Information supplied

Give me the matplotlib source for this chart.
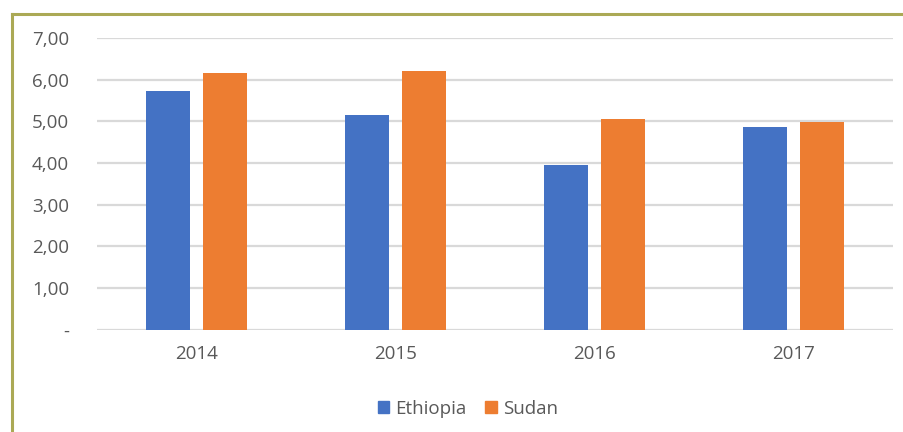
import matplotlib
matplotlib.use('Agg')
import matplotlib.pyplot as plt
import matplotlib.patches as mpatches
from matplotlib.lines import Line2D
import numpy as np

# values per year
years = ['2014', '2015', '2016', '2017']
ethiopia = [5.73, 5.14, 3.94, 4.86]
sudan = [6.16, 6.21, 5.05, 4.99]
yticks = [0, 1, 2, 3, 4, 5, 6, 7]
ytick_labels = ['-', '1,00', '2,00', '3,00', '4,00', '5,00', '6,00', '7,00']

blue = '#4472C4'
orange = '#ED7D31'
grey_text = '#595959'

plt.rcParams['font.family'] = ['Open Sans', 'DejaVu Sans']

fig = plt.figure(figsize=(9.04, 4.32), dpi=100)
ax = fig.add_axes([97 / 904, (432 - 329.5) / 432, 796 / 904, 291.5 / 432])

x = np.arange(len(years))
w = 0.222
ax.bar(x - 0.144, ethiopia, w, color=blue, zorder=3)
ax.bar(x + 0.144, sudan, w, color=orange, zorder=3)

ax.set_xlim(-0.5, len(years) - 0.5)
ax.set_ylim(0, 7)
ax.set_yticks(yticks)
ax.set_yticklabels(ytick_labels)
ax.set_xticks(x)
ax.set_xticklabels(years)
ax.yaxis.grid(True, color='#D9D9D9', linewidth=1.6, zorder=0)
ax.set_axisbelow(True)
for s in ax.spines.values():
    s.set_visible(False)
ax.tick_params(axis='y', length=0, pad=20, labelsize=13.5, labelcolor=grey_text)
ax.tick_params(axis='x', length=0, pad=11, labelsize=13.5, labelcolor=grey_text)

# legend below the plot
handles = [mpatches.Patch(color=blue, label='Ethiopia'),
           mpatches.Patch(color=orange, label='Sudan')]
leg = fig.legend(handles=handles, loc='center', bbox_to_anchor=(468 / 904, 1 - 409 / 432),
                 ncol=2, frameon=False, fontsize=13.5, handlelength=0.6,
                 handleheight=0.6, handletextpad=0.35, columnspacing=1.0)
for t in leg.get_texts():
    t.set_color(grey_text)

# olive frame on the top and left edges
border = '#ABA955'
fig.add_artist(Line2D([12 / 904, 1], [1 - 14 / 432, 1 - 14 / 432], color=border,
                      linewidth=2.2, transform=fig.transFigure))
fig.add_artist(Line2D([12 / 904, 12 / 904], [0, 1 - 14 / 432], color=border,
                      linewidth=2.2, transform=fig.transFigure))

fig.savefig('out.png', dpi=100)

Set task
Give again, exactly, the lines from the start of the data through the one holding "ax.bar(x + 0.144, sudan, w, color=orange, zorder=3)"; omit the pictures.

Response below
Give me the matplotlib source for this chart.
import matplotlib
matplotlib.use('Agg')
import matplotlib.pyplot as plt
import matplotlib.patches as mpatches
from matplotlib.lines import Line2D
import numpy as np

# values per year
years = ['2014', '2015', '2016', '2017']
ethiopia = [5.73, 5.14, 3.94, 4.86]
sudan = [6.16, 6.21, 5.05, 4.99]
yticks = [0, 1, 2, 3, 4, 5, 6, 7]
ytick_labels = ['-', '1,00', '2,00', '3,00', '4,00', '5,00', '6,00', '7,00']

blue = '#4472C4'
orange = '#ED7D31'
grey_text = '#595959'

plt.rcParams['font.family'] = ['Open Sans', 'DejaVu Sans']

fig = plt.figure(figsize=(9.04, 4.32), dpi=100)
ax = fig.add_axes([97 / 904, (432 - 329.5) / 432, 796 / 904, 291.5 / 432])

x = np.arange(len(years))
w = 0.222
ax.bar(x - 0.144, ethiopia, w, color=blue, zorder=3)
ax.bar(x + 0.144, sudan, w, color=orange, zorder=3)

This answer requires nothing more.